### [GOAL]
Look for "React" in the listing below. Gather each line that contains it.

### [EXERCISE INPUT]

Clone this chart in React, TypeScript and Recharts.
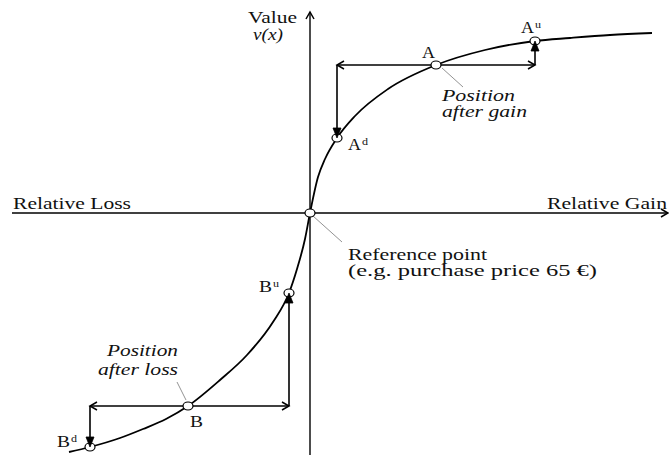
import React from 'react';
import { ComposedChart, Line, XAxis, YAxis, ReferenceLine, ReferenceDot } from 'recharts';

// Value function curve (relative gain/loss x  ->  value v(x))
const curveX = [-241, -220, -190, -167, -144, -122, -90, -63, -37, -21, -13, -5, 0, 8, 15, 27, 45, 78, 126, 175, 225, 260, 300, 342];
const curveV = [-239, -234, -225, -216, -206, -193, -167, -142, -109, -80, -56, -26, 0, 36, 54, 75, 97, 124, 148, 163, 172, 175, 178, 180];

// Marked positions on the curve
const markerNames = ['Bd', 'B', 'Bu', 'Ref', 'Ad', 'A', 'Au'];
const markerX = [-220, -122, -21, 0, 27, 126, 225];
const markerV = [-234, -193, -80, 0, 75, 148, 172];

const curveData = curveX.map((x, i) => ({ x, v: curveV[i] }));
const pt = (name: string) => {
  const i = markerNames.indexOf(name);
  return { x: markerX[i], y: markerV[i] };
};

const FONT = '"Liberation Serif", "Times New Roman", serif';
const INK = '#111';

const txt = (s: string, len: number, size = 16.5, italic = false) => (p: any) => (
  <text
    x={p.cx}
    y={p.cy}
    fontFamily={FONT}
    fontSize={size}
    fontStyle={italic ? 'italic' : 'normal'}
    textLength={len}
    lengthAdjust="spacingAndGlyphs"
    fill={INK}
  >
    {s}
  </text>
);

const supTxt = (base: string, sup: string, supDy: number) => (p: any) => (
  <g>
    <text x={p.cx} y={p.cy} fontFamily={FONT} fontSize={16} textLength={13} lengthAdjust="spacingAndGlyphs" fill={INK}>
      {base}
    </text>
    <text x={p.cx + 14} y={p.cy + supDy} fontFamily={FONT} fontSize={10} textLength={6} lengthAdjust="spacingAndGlyphs" fill={INK}>
      {sup}
    </text>
  </g>
);

const head = (dir: 'up' | 'down' | 'left' | 'right', filled: boolean) => (p: any) => {
  const { cx, cy } = p;
  const L = filled ? 10 : 7;
  const W = 4;
  let pts: number[][];
  if (dir === 'down') pts = [[cx - W, cy - L], [cx, cy], [cx + W, cy - L]];
  else if (dir === 'up') pts = [[cx - W, cy + L], [cx, cy], [cx + W, cy + L]];
  else if (dir === 'left') pts = [[cx + L, cy - W], [cx, cy], [cx + L, cy + W]];
  else pts = [[cx - L, cy - W], [cx, cy], [cx - L, cy + W]];
  const s = pts.map((q) => q.join(',')).join(' ');
  return filled ? (
    <polygon points={s} fill="#000" stroke="#000" strokeWidth={0.8} />
  ) : (
    <polyline points={s} fill="none" stroke="#000" strokeWidth={1.5} />
  );
};

const ring = (p: any) => (
  <ellipse cx={p.cx} cy={p.cy} rx={5} ry={4} fill="#fff" stroke="#000" strokeWidth={1.2} />
);

const seg = (a: { x: number; y: number }, b: { x: number; y: number }, w = 1.6, color = '#000') => (
  <ReferenceLine segment={[a, b]} stroke={color} strokeWidth={w} ifOverflow="visible" />
);

export default function App() {
  const A = pt('A');
  const Au = pt('Au');
  const Ad = pt('Ad');
  const B = pt('B');
  const Bu = pt('Bu');
  const Bd = pt('Bd');
  const R = pt('Ref');
  return (
    <div style={{ position: 'absolute', left: 0, top: 0, width: 669, height: 455, background: '#fff' }}>
      <ComposedChart width={669} height={455} data={curveData} margin={{ top: 0, right: 0, bottom: 0, left: 0 }}>
        <XAxis dataKey="x" type="number" domain={[-310, 359]} allowDataOverflow hide />
        <YAxis type="number" domain={[-242, 213]} allowDataOverflow hide />

        {/* axes */}
        {seg({ x: -298, y: 0 }, { x: 358, y: 0 }, 1.4)}
        {seg({ x: 0, y: -242 }, { x: 0, y: 201 }, 1.4)}
        <ReferenceDot x={0} y={201} shape={head('up', false)} ifOverflow="visible" />
        <ReferenceDot x={358} y={0} shape={head('right', false)} ifOverflow="visible" />

        {/* leader lines */}
        {seg({ x: 3, y: -3 }, { x: 32, y: -29 }, 0.8, '#777')}
        {seg({ x: 132, y: 145 }, { x: 153, y: 126 }, 0.8, '#777')}
        {seg({ x: -124, y: -187 }, { x: -133, y: -169 }, 0.8, '#777')}

        <Line dataKey="v" type="monotone" dot={false} activeDot={false} legendType="none" stroke="#000" strokeWidth={1.8} isAnimationActive={false} />

        {/* gain scenario arrows */}
        {seg({ x: Ad.x, y: A.y }, { x: Au.x, y: A.y })}
        {seg({ x: Ad.x, y: A.y }, { x: Ad.x, y: Ad.y })}
        {seg({ x: Au.x, y: A.y }, { x: Au.x, y: Au.y })}
        {/* loss scenario arrows */}
        {seg({ x: Bd.x, y: B.y }, { x: Bu.x, y: B.y })}
        {seg({ x: Bd.x, y: B.y }, { x: Bd.x, y: Bd.y })}
        {seg({ x: Bu.x, y: B.y }, { x: Bu.x, y: Bu.y })}

        {[A, Au, Ad, B, Bu, Bd, R].map((p, i) => (
          <ReferenceDot key={'c' + i} x={p.x} y={p.y} shape={ring} ifOverflow="visible" />
        ))}

        <ReferenceDot x={Ad.x} y={A.y} shape={head('left', false)} ifOverflow="visible" />
        <ReferenceDot x={Au.x} y={A.y} shape={head('right', false)} ifOverflow="visible" />
        <ReferenceDot x={Ad.x} y={Ad.y} shape={head('down', true)} ifOverflow="visible" />
        <ReferenceDot x={Au.x} y={Au.y} shape={head('up', true)} ifOverflow="visible" />
        <ReferenceDot x={Bd.x} y={B.y} shape={head('left', false)} ifOverflow="visible" />
        <ReferenceDot x={Bu.x} y={B.y} shape={head('right', false)} ifOverflow="visible" />
        <ReferenceDot x={Bd.x} y={Bd.y} shape={head('down', true)} ifOverflow="visible" />
        <ReferenceDot x={Bu.x} y={Bu.y} shape={head('up', true)} ifOverflow="visible" />

        {/* texts */}
        <ReferenceDot x={-297} y={4.5} shape={txt('Relative Loss', 118)} ifOverflow="visible" />
        <ReferenceDot x={237} y={4.5} shape={txt('Relative Gain', 120)} ifOverflow="visible" />
        <ReferenceDot x={-62} y={190} shape={txt('Value', 49)} ifOverflow="visible" />
        <ReferenceDot x={-57} y={173} shape={txt('v(x)', 30, 16, true)} ifOverflow="visible" />
        <ReferenceDot x={112} y={155} shape={txt('A', 13, 16)} ifOverflow="visible" />
        <ReferenceDot x={211} y={180} shape={supTxt('A', 'u', -5)} ifOverflow="visible" />
        <ReferenceDot x={38} y={63} shape={supTxt('A', 'd', -5)} ifOverflow="visible" />
        <ReferenceDot x={132} y={112} shape={txt('Position', 73, 16, true)} ifOverflow="visible" />
        <ReferenceDot x={132} y={96} shape={txt('after gain', 85, 16, true)} ifOverflow="visible" />
        <ReferenceDot x={-120} y={-214} shape={txt('B', 13, 16)} ifOverflow="visible" />
        <ReferenceDot x={-51} y={-79} shape={supTxt('B', 'u', -5)} ifOverflow="visible" />
        <ReferenceDot x={-253} y={-234} shape={supTxt('B', 'd', -5)} ifOverflow="visible" />
        <ReferenceDot x={-203} y={-143} shape={txt('Position', 71, 16, true)} ifOverflow="visible" />
        <ReferenceDot x={-212} y={-162} shape={txt('after loss', 80, 16, true)} ifOverflow="visible" />
        <ReferenceDot x={38} y={-47} shape={txt('Reference point', 139, 16)} ifOverflow="visible" />
        <ReferenceDot x={38} y={-63} shape={txt('(e.g. purchase price 65 €)', 249, 16)} ifOverflow="visible" />
      </ComposedChart>
    </div>
  );
}
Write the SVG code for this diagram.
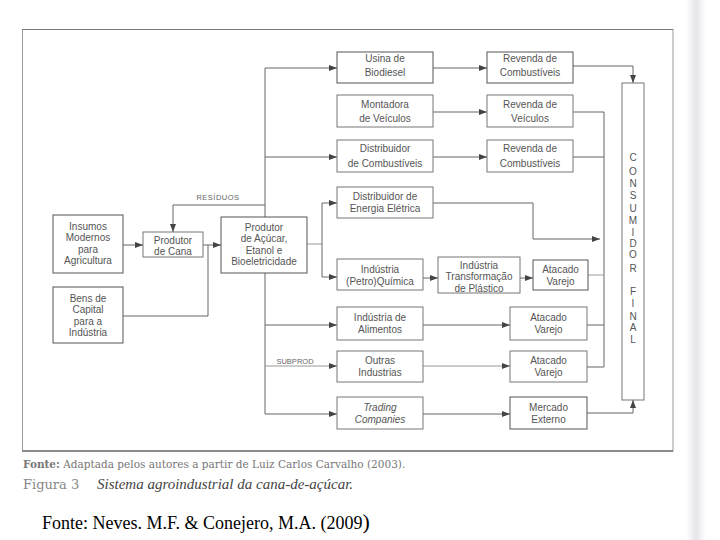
<svg xmlns="http://www.w3.org/2000/svg" width="720" height="540" viewBox="0 0 720 540">
<defs>
<marker id="ah" viewBox="0 0 8 6" refX="8" refY="3" markerWidth="8" markerHeight="6" markerUnits="userSpaceOnUse" orient="auto">
<path d="M0,0 L8,3 L0,6 z" fill="#444"/>
</marker>
<linearGradient id="band" x1="0" x2="1" y1="0" y2="0">
<stop offset="0" stop-color="#fff"/>
<stop offset="0.5" stop-color="#e6e6ea"/>
<stop offset="1" stop-color="#fff"/>
</linearGradient>
</defs>
<style>
.box{fill:#fff;stroke:#777;stroke-width:1}
.dk{stroke:#555}
.t{font-family:"Liberation Sans","Open Sans",sans-serif;font-size:10px;fill:#555;text-anchor:middle}
.ln{fill:none;stroke:#666;stroke-width:1}
.lt{fill:none;stroke:#999;stroke-width:1}
.sm{font-family:"Liberation Sans","Open Sans",sans-serif;font-size:7.5px;fill:#666;text-anchor:middle}
.cf{font-family:"Liberation Sans","Open Sans",sans-serif;font-size:10px;fill:#555;text-anchor:middle}
</style>
<rect width="720" height="540" fill="#fff"/>
<rect x="686" y="0" width="20" height="540" fill="url(#band)"/>
<rect x="22.5" y="29.5" width="650.5" height="421.5" fill="none" stroke="#999" stroke-width="1"/>
<line x1="22" y1="29.5" x2="673" y2="29.5" stroke="#777" stroke-width="1.2"/>
<line x1="22" y1="451" x2="673" y2="451" stroke="#777" stroke-width="1.4"/>

<g id="connectors">
<line class="ln" x1="123" y1="245" x2="143" y2="245" marker-end="url(#ah)"/>
<polyline class="ln" points="123,316 208,316 208,245"/>
<line class="ln" x1="203" y1="245" x2="221" y2="245" marker-end="url(#ah)"/>
<polyline class="ln" points="265,205 173,205 173,232" marker-end="url(#ah)"/>
<line class="ln" x1="265" y1="68" x2="265" y2="414"/>
<line class="ln" x1="265" y1="68" x2="337" y2="68" marker-end="url(#ah)"/>
<line class="ln" x1="265" y1="157" x2="337" y2="157" marker-end="url(#ah)"/>
<line class="ln" x1="265" y1="325" x2="337" y2="325" marker-end="url(#ah)"/>
<line class="lt" x1="265" y1="366" x2="337" y2="366" marker-end="url(#ah)"/>
<line class="ln" x1="265" y1="414" x2="337" y2="414" marker-end="url(#ah)"/>
<polyline class="lt" points="307,244 322,244"/>
<line class="ln" x1="322" y1="203" x2="322" y2="277"/>
<line class="ln" x1="322" y1="203" x2="337" y2="203" marker-end="url(#ah)"/>
<line class="ln" x1="322" y1="277" x2="337" y2="277" marker-end="url(#ah)"/>
<line class="ln" x1="433" y1="68" x2="487" y2="68" marker-end="url(#ah)"/>
<line class="ln" x1="433" y1="112" x2="487" y2="112" marker-end="url(#ah)"/>
<line class="ln" x1="433" y1="157" x2="487" y2="157" marker-end="url(#ah)"/>
<line class="ln" x1="423" y1="278" x2="438" y2="278" marker-end="url(#ah)"/>
<line class="ln" x1="520" y1="278" x2="533" y2="278" marker-end="url(#ah)"/>
<line class="ln" x1="423" y1="325" x2="510" y2="325" marker-end="url(#ah)"/>
<line class="lt" x1="423" y1="366" x2="510" y2="366" marker-end="url(#ah)"/>
<line class="ln" x1="423" y1="414" x2="510" y2="414" marker-end="url(#ah)"/>
<polyline class="ln" points="433,203 533,203 533,239 600,239" marker-end="url(#ah)"/>
<polyline class="ln" points="573,66 633,66 633,83" marker-end="url(#ah)"/>
<line class="ln" x1="604" y1="112" x2="604" y2="367"/>
<line class="ln" x1="573" y1="112" x2="604" y2="112"/>
<line class="ln" x1="573" y1="157" x2="604" y2="157"/>
<line class="lt" x1="588" y1="275" x2="604" y2="275"/>
<line class="ln" x1="587" y1="325" x2="604" y2="325"/>
<line class="ln" x1="587" y1="367" x2="604" y2="367"/>
<polyline class="ln" points="587,413 633,413 633,400" marker-end="url(#ah)"/>
<text class="sm" x="218" y="200" letter-spacing="0.5">RESÍDUOS</text>
<text class="sm" x="295" y="364">SUBPROD</text>
</g>

<g id="insumos"><rect class="box dk" x="53" y="215" width="70" height="58"/>
<text class="t" x="88" y="229.5">Insumos</text><text class="t" x="88" y="241">Modernos</text><text class="t" x="88" y="252.5">para</text><text class="t" x="88" y="264">Agricultura</text></g>
<g id="bens"><rect class="box dk" x="53" y="287" width="70" height="56"/>
<text class="t" x="88" y="301.5">Bens de</text><text class="t" x="88" y="313">Capital</text><text class="t" x="88" y="324.5">para a</text><text class="t" x="88" y="336">Indústria</text></g>
<g id="produtor-cana"><rect class="box" x="143" y="232" width="60" height="25"/>
<text class="t" x="173" y="243.5">Produtor</text><text class="t" x="173" y="255">de Cana</text></g>
<g id="produtor-acucar"><rect class="box dk" x="221" y="217" width="86" height="56"/>
<text class="t" x="264" y="230.5">Produtor</text><text class="t" x="264" y="242">de Açúcar,</text><text class="t" x="264" y="253.5">Etanol e</text><text class="t" x="264" y="265">Bioeletricidade</text></g>

<g id="usina"><rect class="box dk" x="337" y="52" width="96" height="31"/>
<text class="t" x="385" y="61.5">Usina de</text><text class="t" x="385" y="76">Biodiesel</text></g>
<g id="revenda-comb1"><rect class="box dk" x="487" y="52" width="86" height="31"/>
<text class="t" x="530" y="61.5">Revenda de</text><text class="t" x="530" y="76">Combustíveis</text></g>
<g id="montadora"><rect class="box" x="337" y="95" width="96" height="32"/>
<text class="t" x="385" y="107.5">Montadora</text><text class="t" x="385" y="122">de Veículos</text></g>
<g id="revenda-veic"><rect class="box" x="487" y="95" width="86" height="32"/>
<text class="t" x="530" y="107.5">Revenda de</text><text class="t" x="530" y="122">Veículos</text></g>
<g id="distribuidor-comb"><rect class="box" x="337" y="140" width="96" height="32"/>
<text class="t" x="385" y="152">Distribuidor</text><text class="t" x="385" y="166.5">de Combustíveis</text></g>
<g id="revenda-comb2"><rect class="box" x="487" y="140" width="86" height="32"/>
<text class="t" x="530" y="152">Revenda de</text><text class="t" x="530" y="166.5">Combustíveis</text></g>
<g id="distribuidor-energia"><rect class="box" x="337" y="187" width="96" height="31"/>
<text class="t" x="385" y="200">Distribuidor de</text><text class="t" x="385" y="212">Energia Elétrica</text></g>
<g id="petroquimica"><rect class="box" x="337" y="259" width="86" height="31"/>
<text class="t" x="380" y="273">Indústria</text><text class="t" x="380" y="285">(Petro)Química</text></g>
<g id="transformacao"><rect class="box" x="438" y="257" width="82" height="36"/>
<text class="t" x="479" y="268.5">Indústria</text><text class="t" x="479" y="280">Transformação</text><text class="t" x="479" y="291.5">de Plástico</text></g>
<g id="atacado1"><rect class="box dk" x="533" y="260" width="55" height="30"/>
<text class="t" x="560.5" y="273">Atacado</text><text class="t" x="560.5" y="285">Varejo</text></g>
<g id="alimentos"><rect class="box" x="337" y="307" width="86" height="33"/>
<text class="t" x="380" y="321">Indústria de</text><text class="t" x="380" y="333">Alimentos</text></g>
<g id="atacado2"><rect class="box" x="510" y="307" width="77" height="33"/>
<text class="t" x="548.5" y="321">Atacado</text><text class="t" x="548.5" y="333">Varejo</text></g>
<g id="outras"><rect class="box" x="337" y="351" width="86" height="31"/>
<text class="t" x="380" y="364">Outras</text><text class="t" x="380" y="376">Industrias</text></g>
<g id="atacado3"><rect class="box" x="510" y="351" width="77" height="31"/>
<text class="t" x="548.5" y="364">Atacado</text><text class="t" x="548.5" y="376">Varejo</text></g>
<g id="trading"><rect class="box" x="337" y="397" width="86" height="32"/>
<text class="t" x="380" y="410.5" font-style="italic">Trading</text><text class="t" x="380" y="422.5" font-style="italic">Companies</text></g>
<g id="mercado"><rect class="box dk" x="510" y="397" width="77" height="32"/>
<text class="t" x="548.5" y="410.5">Mercado</text><text class="t" x="548.5" y="422.5">Externo</text></g>

<g id="consumidor"><rect class="box" x="622" y="83" width="22" height="317"/>
<text class="cf" x="633" y="160.5">C</text><text class="cf" x="633" y="175">O</text><text class="cf" x="633" y="187">N</text><text class="cf" x="633" y="199">S</text><text class="cf" x="633" y="212">U</text><text class="cf" x="633" y="224">M</text><text class="cf" x="633" y="236">I</text><text class="cf" x="633" y="247">D</text><text class="cf" x="633" y="258">O</text><text class="cf" x="633" y="272">R</text><text class="cf" x="633" y="295">F</text><text class="cf" x="633" y="307">I</text><text class="cf" x="633" y="320">N</text><text class="cf" x="633" y="331">A</text><text class="cf" x="633" y="343">L</text></g>

<text x="23" y="468" font-family="'DejaVu Serif',serif" font-size="10.5" fill="#777"><tspan font-weight="bold">Fonte:</tspan> Adaptada pelos autores a partir de Luiz Carlos Carvalho (2003).</text>
<text x="23" y="489" font-family="'DejaVu Serif',serif" font-size="13" fill="#888">Figura 3</text>
<text x="97" y="489" font-family="'Liberation Serif',serif" font-size="15" font-style="italic" fill="#444">Sistema agroindustrial da cana-de-açúcar.</text>
<text x="42" y="529" font-family="'Liberation Serif',serif" font-size="18" fill="#000">Fonte: Neves. M.F. &amp; Conejero, M.A. (2009<tspan font-size="22">)</tspan></text>
</svg>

### [CORRECT OUTPUT]
Clone this chart in React, TypeScript and Recharts.
import React from 'react';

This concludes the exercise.